Das klingt nun wieder nach fehlender Leistungsbereitschaft bei den Junglehrern, was in Zeiten von Effektivität und schnellen Erfolgen nicht angehen kann. Und nach einem gnädigen Angebot aus dem Ministerium – wenigstens müssen die jungen Leistungserbringer Sachsen nicht verlassen.

Zudem hat man mit den genannten Lehrerzahlen an den ehemaligen Mittelschulen des Landes noch ambitionierte Ziele abzudecken. Diese haben jetzt auf Wunsch der FDP einen schicken Namen bekommen und heißen nun (wieder) Oberschulen. Obs mit der Polytechnik klappt, wird sich zeigen müssen. Kultusministerin Kurth zu den Plänen: “Mit der Oberschule ist eine bessere individuelle Förderung und Berufsorientierung der Schüler sowie eine stärkere Leistungsorientierung verbunden. Das ist für mich eine deutliche Stärkung des zweiten Weges zum Abitur.”

Bislang ist von mehr Lehrern nichts zu lesen, die sind immer noch in den ominösen 1.000 enthalten.

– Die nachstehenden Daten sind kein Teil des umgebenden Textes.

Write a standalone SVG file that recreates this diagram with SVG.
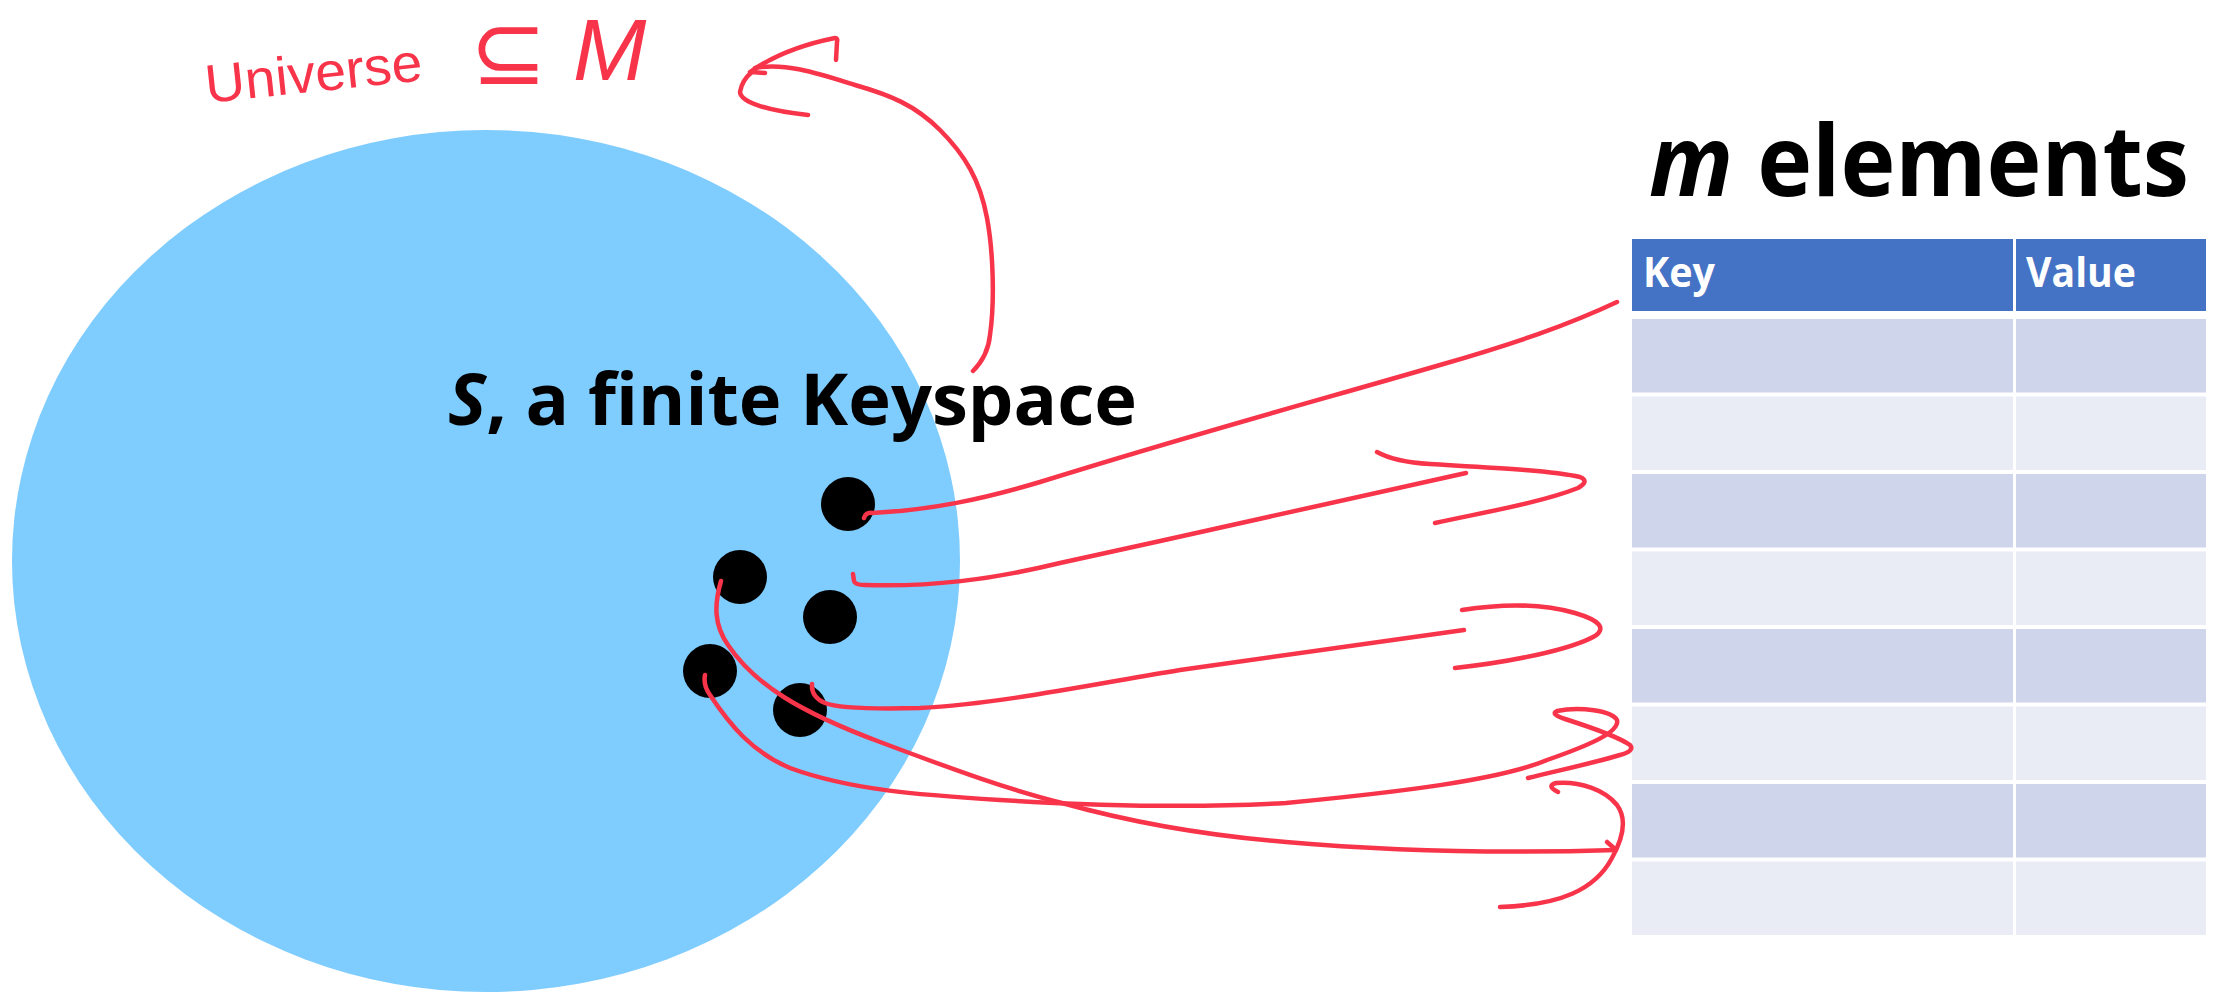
<svg xmlns="http://www.w3.org/2000/svg" width="2220" height="993" viewBox="0 0 2220 993">
<style>
.ink{fill:none;stroke:#F8344A;stroke-width:4.5;stroke-linecap:round;stroke-linejoin:round}
.dot{fill:#000}
.hd{fill:#4472C4}
.r1{fill:#CFD5EA}
.r2{fill:#E9EBF5}
.hdt{font-family:"Open Sans","Liberation Sans",sans-serif;font-weight:bold;font-size:42px;fill:#fff}
.big{font-family:"Open Sans","Liberation Sans",sans-serif;font-weight:bold;fill:#000}
.hand{font-family:"Liberation Sans","DejaVu Sans",sans-serif;fill:#F8344A}
</style>
<rect width="2220" height="993" fill="#fff"/>
<g id="keyspace">
<ellipse cx="486" cy="561" rx="474" ry="431" fill="#7FCCFF"/>
<text class="big" x="448" y="425" font-size="72" textLength="689" lengthAdjust="spacingAndGlyphs"><tspan font-style="italic">S</tspan>, a finite Keyspace</text>
</g>
<g id="dots">
<circle id="dot1" class="dot" cx="848" cy="504" r="27"/>
<circle id="dot2" class="dot" cx="740" cy="577" r="27"/>
<circle id="dot3" class="dot" cx="830" cy="617" r="27"/>
<circle id="dot4" class="dot" cx="710" cy="671" r="27"/>
<circle id="dot5" class="dot" cx="800" cy="710" r="27"/>
</g>
<g id="universe-label">
<text class="hand" x="207" y="103" font-size="54" textLength="218" lengthAdjust="spacingAndGlyphs" transform="rotate(-6 207 103)">Universe</text>
<text class="hand" x="470" y="84" font-size="92">⊆</text>
<text class="hand" x="573" y="80" font-size="88" font-style="italic">M</text>
</g>
<g id="title">
<text class="big" x="1649" y="196" font-size="98" textLength="540" lengthAdjust="spacingAndGlyphs"><tspan font-style="italic">m</tspan> elements</text>
</g>
<g id="table">
<rect class="hd" x="1632" y="239" width="381" height="72"/>
<rect class="hd" x="2016" y="239" width="190" height="72"/>
<text class="hdt" x="1643" y="287" textLength="72" lengthAdjust="spacingAndGlyphs">Key</text>
<text class="hdt" x="2026" y="287" textLength="110" lengthAdjust="spacingAndGlyphs">Value</text>
<rect class="r1" x="1632" y="319" width="381" height="73.5"/><rect class="r1" x="2016" y="319" width="190" height="73.5"/>
<rect class="r2" x="1632" y="396.5" width="381" height="73.5"/><rect class="r2" x="2016" y="396.5" width="190" height="73.5"/>
<rect class="r1" x="1632" y="474" width="381" height="73.5"/><rect class="r1" x="2016" y="474" width="190" height="73.5"/>
<rect class="r2" x="1632" y="551.5" width="381" height="73.5"/><rect class="r2" x="2016" y="551.5" width="190" height="73.5"/>
<rect class="r1" x="1632" y="629" width="381" height="73.5"/><rect class="r1" x="2016" y="629" width="190" height="73.5"/>
<rect class="r2" x="1632" y="706.5" width="381" height="73.5"/><rect class="r2" x="2016" y="706.5" width="190" height="73.5"/>
<rect class="r1" x="1632" y="784" width="381" height="73.5"/><rect class="r1" x="2016" y="784" width="190" height="73.5"/>
<rect class="r2" x="1632" y="861.5" width="381" height="73.5"/><rect class="r2" x="2016" y="861.5" width="190" height="73.5"/>
</g>
<g id="connectors">
<path class="ink" d="M973,371 Q988,356 990,335 C995,300 993,250 987,218 C980,180 965,155 940,130 C915,105 890,95 855,85 C820,74 785,62 755,68"/>
<path class="ink" d="M750,72 C770,58 800,45 835,38 Q838,38 837,42 L836,60"/>
<path class="ink" d="M765,73 L752,72 Q742,80 740,92 C741,103 770,111 808,115"/>
<path class="ink" d="M864,518 Q866,512 872,513 C930,510 980,500 1040,482 C1200,432 1320,400 1440,365 C1520,342 1570,324 1617,302"/>
<path class="ink" d="M853,574 L854,581 Q855,585 865,585 C930,587 990,580 1060,563 C1200,532 1350,500 1466,473"/>
<path class="ink" d="M1377,452 Q1395,462 1430,464 C1480,467 1550,470 1580,477 Q1590,481 1578,488 C1540,503 1480,513 1435,523"/>
<path class="ink" d="M812,684 Q811,697 825,703 C840,709 880,709 920,708 C1000,704 1100,683 1180,670 C1280,656 1380,642 1464,630"/>
<path class="ink" d="M1462,610 C1500,604 1540,603 1575,613 Q1612,624 1595,636 C1570,650 1510,662 1455,668"/>
<path class="ink" d="M721,581 C714,605 714,625 728,645 C755,685 800,712 880,742 C960,772 1010,790 1062,803 C1130,822 1200,835 1286,842 C1400,852 1520,853 1616,850"/>
<path class="ink" d="M1607,842 L1615,849"/>
<path class="ink" d="M1558,792 Q1546,786 1556,783 C1580,781 1605,790 1617,805 C1628,820 1622,840 1612,858 C1595,890 1560,905 1500,907"/>
<path class="ink" d="M705,675 Q703,685 710,695 C730,725 752,752 790,768 C850,790 920,795 1000,800 C1100,806 1200,808 1286,803 C1400,792 1500,780 1547,760 C1590,745 1620,732 1617,720 C1612,711 1580,706 1557,711 Q1550,714 1565,719 C1590,727 1620,738 1630,745 Q1635,751 1620,755 C1590,764 1560,770 1528,778"/>
</g>
</svg>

“Für Oberschüler besteht ab der 5. Klasse fortan die Möglichkeit, in Leistungsgruppen eine besondere Förderung zu bekommen. Diese spezielle Förderung kann zum Beispiel in Deutsch, Mathematik, Englisch, aber auch in ganz anderer Form etwa als Methodentraining erfolgen. Über das jeweilige Unterstützungsangebot entscheidet allein die Schule. Zudem bietet jede der 281 öffentlichen Oberschulen in Sachsen eine zweite Fremdsprache an. Bisher war das nur bei etwa zwei Drittel der Schulen der Fall. Mit dem neuen Schuljahr können die Schüler die zweite Fremdsprache statt bisher mit zwei nun mit drei Wochenstunden erlernen. Damit wird der Übergang nach Klassenstufe 6 an das Gymnasium erleichtert.”

Scheint fast so, als ob der Landesschülerrat die Bleistifte spitzen und die Umfragezettel zum Schuljahresstart bereitlegen sollte. Ob diesmal die 10 Prozent Ausfall und sachfremde Vertretungsstunden unterboten werden, könnten sie so erneut von den Schülern erfahren. Junge Menschen neigen noch zum unverstellten Blick.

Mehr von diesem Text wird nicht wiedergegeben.